Federal officials continue to revise their plans for how to verify the identities of

citizens and others who want to conduct business or communicate with the government using the Internet. Members of the e-Authentication Executive Steering Committee say they are inclined to follow industry's lead on technical standards for

e-authentication.

"Our effort is to remain aligned with what's happening in the market," said Drew Ladner, chairman of the steering committee and the Treasury Department's chief information officer.

GSA, the lead agency for e-authentication efforts, has set aside its plans for creating a centralized governmentwide gateway. The General Accounting Office warned last September that it would be risky for GSA to take on a central role as an online authentication broker. Soon afterward, GSA officials began revising their plans.

Now, they are working out the details of a decentralized, "federated" approach to e-authentication. Compared with newer federated identity protocols, authentication credentials based on public-key infrastructure (PKI) technologies afford higher levels of assurance that people are who they claim to be. PKI technologies also are more versatile, Henry said.

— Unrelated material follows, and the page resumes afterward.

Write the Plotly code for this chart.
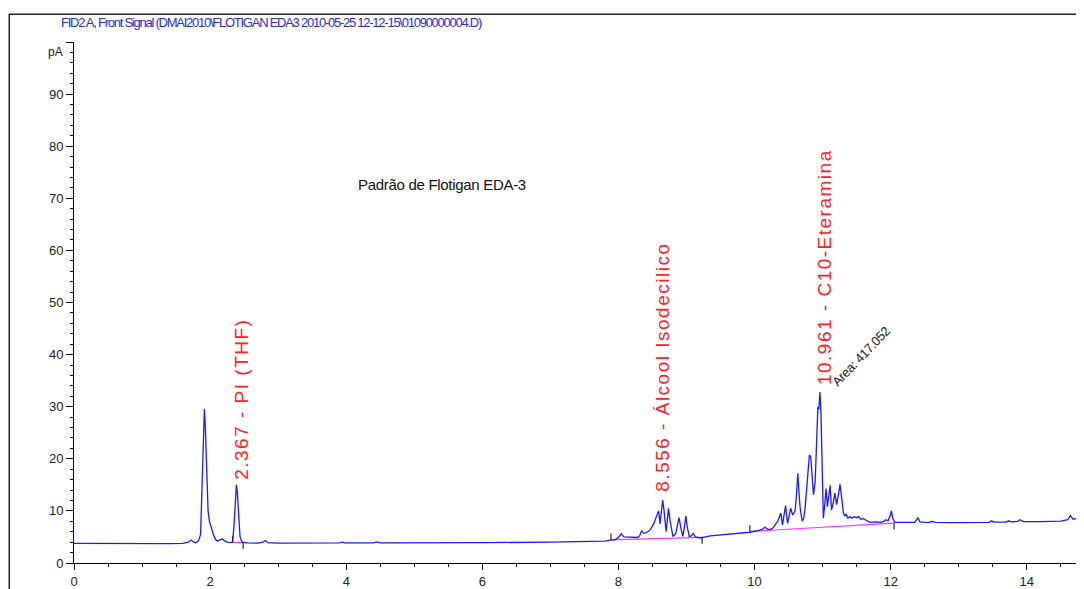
import plotly.graph_objects as go

# ---- data ----
time_min = [0.0, 0.5, 1.0, 1.4, 1.6, 1.68, 1.72, 1.76, 1.79, 1.83, 1.86, 1.88, 1.90, 1.916, 1.93, 1.95,
            1.97, 1.99, 2.02, 2.05, 2.08, 2.11, 2.15, 2.18, 2.21, 2.25, 2.30, 2.33, 2.35, 2.37, 2.386,
            2.40, 2.42, 2.44, 2.47, 2.55, 2.7, 2.78, 2.81, 2.85, 3.0, 3.5, 3.9, 3.94, 3.98, 4.4, 4.45,
            4.5, 5.0, 6.0, 7.0, 7.5, 7.8, 7.88, 7.95, 8.0, 8.04, 8.08, 8.12, 8.2, 8.28, 8.31, 8.34,
            8.37, 8.42, 8.47, 8.52, 8.56, 8.59, 8.61, 8.635, 8.65, 8.67, 8.70, 8.72, 8.735, 8.76, 8.80,
            8.84, 8.87, 8.89, 8.92, 8.945, 8.97, 8.99, 9.01, 9.04, 9.07, 9.10, 9.13, 9.20, 9.35, 9.5,
            9.61, 9.8, 9.93, 10.05, 10.12, 10.15, 10.19, 10.23, 10.27, 10.30, 10.34, 10.37, 10.385,
            10.41, 10.44, 10.455, 10.485, 10.51, 10.53, 10.56, 10.595, 10.615, 10.635, 10.655, 10.67,
            10.70, 10.72, 10.74, 10.77, 10.79, 10.805, 10.825, 10.845, 10.865, 10.89, 10.915, 10.93,
            10.945, 10.96, 10.975, 10.995, 11.01, 11.03, 11.05, 11.07, 11.09, 11.11, 11.13, 11.155,
            11.18, 11.205, 11.23, 11.255, 11.28, 11.305, 11.325, 11.345, 11.37, 11.40, 11.43, 11.46,
            11.50, 11.53, 11.56, 11.60, 11.65, 11.70, 11.78, 11.85, 11.90, 11.93, 11.96, 11.99, 12.01,
            12.03, 12.06, 12.15, 12.25, 12.35, 12.38, 12.40, 12.43, 12.55, 12.61, 12.66, 12.9, 13.2,
            13.45, 13.48, 13.52, 13.70, 13.73, 13.77, 13.87, 13.90, 13.95, 14.2, 14.5, 14.60, 14.64,
            14.68, 14.72, 14.78, 14.85]
signal_pA = [3.75, 3.7, 3.7, 3.7, 3.75, 4.0, 4.4, 4.0, 3.9, 4.3, 5.5, 14.0, 25.0, 29.6, 26.0, 15.0,
             10.0, 8.0, 6.5, 5.4, 4.5, 4.2, 4.5, 4.6, 4.3, 4.0, 3.9, 4.0, 7.0, 12.5, 15.0,
             13.5, 8.5, 5.0, 4.0, 3.85, 3.8, 4.0, 4.3, 3.9, 3.8, 3.8, 3.85, 4.0, 3.85, 3.85, 4.05,
             3.85, 3.85, 3.9, 4.0, 4.1, 4.2, 4.4, 4.5, 4.9, 5.6, 5.0, 5.0, 4.9, 4.9, 5.2, 6.2,
             5.7, 5.9, 6.4, 7.6, 9.0, 10.0, 7.5, 10.5, 12.1, 10.0, 6.0, 8.5, 10.5, 8.0, 5.1,
             5.6, 7.5, 8.7, 6.5, 5.1, 7.0, 9.0, 7.0, 5.1, 5.2, 5.7, 5.0, 4.8, 5.2, 5.4,
             5.5, 5.7, 5.9, 6.2, 6.5, 6.9, 6.5, 6.4, 6.7, 7.3, 8.0, 9.0, 9.6,
             7.3, 9.5, 11.0, 7.6, 9.5, 10.5, 9.2, 10.0, 13.0, 17.2, 13.0, 10.5,
             8.0, 8.5, 10.2, 15.0, 19.0, 20.7, 20.4, 16.0, 13.1, 15.6, 27.1, 30.0,
             29.5, 32.8, 29.0, 15.0, 8.6, 11.0, 14.3, 10.8, 13.0, 14.9, 10.2, 11.5,
             13.4, 11.2, 13.0, 15.1, 12.4, 9.6, 9.0, 9.4, 8.6, 8.9, 8.6, 8.9,
             8.7, 8.9, 8.4, 8.5, 8.1, 7.8, 7.9, 7.8, 8.0, 8.3, 8.1, 9.0, 10.0,
             8.6, 7.8, 7.8, 7.75, 7.8, 8.3, 8.7, 7.9, 7.75, 8.0, 7.8, 7.75, 7.75,
             7.8, 8.1, 7.85, 7.85, 8.1, 7.9, 8.0, 8.3, 7.95, 7.95, 8.05, 8.3, 9.1,
             8.4, 8.5, 8.1, 8.1]

# integration events (start / end of integrated regions)
int_start_t = [2.33, 7.89, 9.93]
int_start_v = [3.95, 4.45, 6.06]
int_end_t = [2.485, 9.23, 12.05]
int_end_v = [3.95, 4.9, 7.65]

# peak labels
label_text = ["2.367 - PI (THF)", "8.556 - Álcool Isodecilico", "10.961 - C10-Eteramina"]
label_t = [2.46, 8.634, 11.02]
label_v = [31.4, 37.6, 56.8]
area_text = "Area: 417.052"
area_t, area_v = 11.564, 39.6

title_text = "FID2 A, Front Signal (DMAI2010\\FLOTIGAN EDA3 2010-05-25 12-12-15\\01090000004.D)"
inner_title = "Padrão de Flotigan EDA-3"

x_ticks = [0, 2, 4, 6, 8, 10, 12, 14]
y_ticks = [0, 10, 20, 30, 40, 50, 60, 70, 80, 90, 100]
y_ticktext = ["0", "10", "20", "30", "40", "50", "60", "70", "80", "90", ""]

SANS = "Liberation Sans, Arial, sans-serif"

fig = go.Figure()

# integration baselines (magenta)
bx, by = [], []
for t0, v0, t1, v1 in zip(int_start_t, int_start_v, int_end_t, int_end_v):
    bx += [t0, t1, None]
    by += [v0, v1, None]
fig.add_trace(go.Scatter(x=bx, y=by, mode="lines", line=dict(color="#ff33ff", width=1.2),
                         hoverinfo="skip"))

# signal
fig.add_trace(go.Scatter(x=time_min, y=signal_pA, mode="lines",
                         line=dict(color="#1a1aff", width=1.3), hoverinfo="skip"))

# integration event tick marks (start: up, end: down)
tx, ty = [], []
for t0, v0 in zip(int_start_t, int_start_v):
    tx += [t0, t0, None]
    ty += [v0, v0 + 1.2, None]
for t1, v1 in zip(int_end_t, int_end_v):
    tx += [t1, t1, None]
    ty += [v1, v1 - 1.2, None]
fig.add_trace(go.Scatter(x=tx, y=ty, mode="lines", line=dict(color="#222222", width=1.2),
                         hoverinfo="skip"))

annotations = []
for txt, t, v in zip(label_text, label_t, label_v):
    annotations.append(dict(
        x=t, y=v, xref="x", yref="y", showarrow=False, textangle=-90,
        text='<span style="letter-spacing:1.5px">' + txt + "</span>",
        font=dict(family=SANS, size=19, color="#ff2020"),
        xanchor="center", yanchor="middle"))
annotations.append(dict(x=area_t, y=area_v, xref="x", yref="y", showarrow=False, textangle=-46,
                        text='<span style="letter-spacing:-0.4px">' + area_text + "</span>",
                        font=dict(family=SANS, size=13, color="#222222"),
                        xanchor="center", yanchor="middle"))
annotations.append(dict(x=5.41, y=72.7, xref="x", yref="y", showarrow=False,
                        text='<span style="letter-spacing:-0.3px">' + inner_title + "</span>",
                        font=dict(family=SANS, size=15, color="#111111"),
                        xanchor="center", yanchor="middle"))
annotations.append(dict(x=0.1955, y=1.0382, xref="paper", yref="paper", showarrow=False,
                        text='<span style="letter-spacing:-1.25px">' + title_text + "</span>",
                        font=dict(family=SANS, size=13, color="#2b2bd6"),
                        xanchor="center", yanchor="middle"))
annotations.append(dict(x=0, y=98, xref="paper", yref="y", showarrow=False, text="pA",
                        font=dict(family=SANS, size=12, color="#222222"),
                        xanchor="right", yanchor="middle", xshift=-9))
annotations.append(dict(x=1.0, y=-0.026, xref="paper", yref="paper", showarrow=False, text="min",
                        font=dict(family=SANS, size=13, color="#222222"),
                        xanchor="left", yanchor="top", xshift=-6))

fig.update_layout(
    width=1076, height=581,
    margin=dict(l=65.5, r=0, t=34, b=24),
    plot_bgcolor="white", paper_bgcolor="white",
    showlegend=False,
    annotations=annotations,
    shapes=[dict(type="rect", xref="paper", yref="paper", x0=-0.0641, x1=1.05, y0=-0.3, y1=1.0535,
                 line=dict(color="#222222", width=1.5), layer="above")],
    xaxis=dict(range=[0, 14.84], showline=True, linecolor="black", linewidth=1,
               ticks="outside", ticklen=6, tickcolor="black", tickvals=x_ticks,
               showgrid=False, zeroline=False,
               tickfont=dict(family=SANS, size=13, color="#222222"),
               minor=dict(dtick=0.5, tick0=0, ticks="outside", ticklen=3, tickcolor="black", showgrid=False)),
    yaxis=dict(range=[0, 100], showline=True, linecolor="black", linewidth=1,
               ticks="outside", ticklen=7, tickcolor="black", tickvals=y_ticks, ticktext=y_ticktext,
               showgrid=False, zeroline=False,
               tickfont=dict(family=SANS, size=13, color="#222222"),
               minor=dict(dtick=2, tick0=0, ticks="outside", ticklen=3, tickcolor="black", showgrid=False)),
)

fig.write_html("out.html")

"What really interests people is that PKI can do more than just authentication," he said, adding that a PKI is useful for encrypting and digitally signing documents as well. GSA officials are now seeking vendors that can supply smart cards based on federal PKI standards.

For technical managers who have been developing PKI standards for nearly a decade, the recent surge of interest from the Office of Management and Budget and GSA is welcome.

"We've been trying to build a federal PKI from the bottom up, agency by agency, and that's doing it the hard way," said William Burr, manager of the security technology group at the National Institute of Standards and Technology.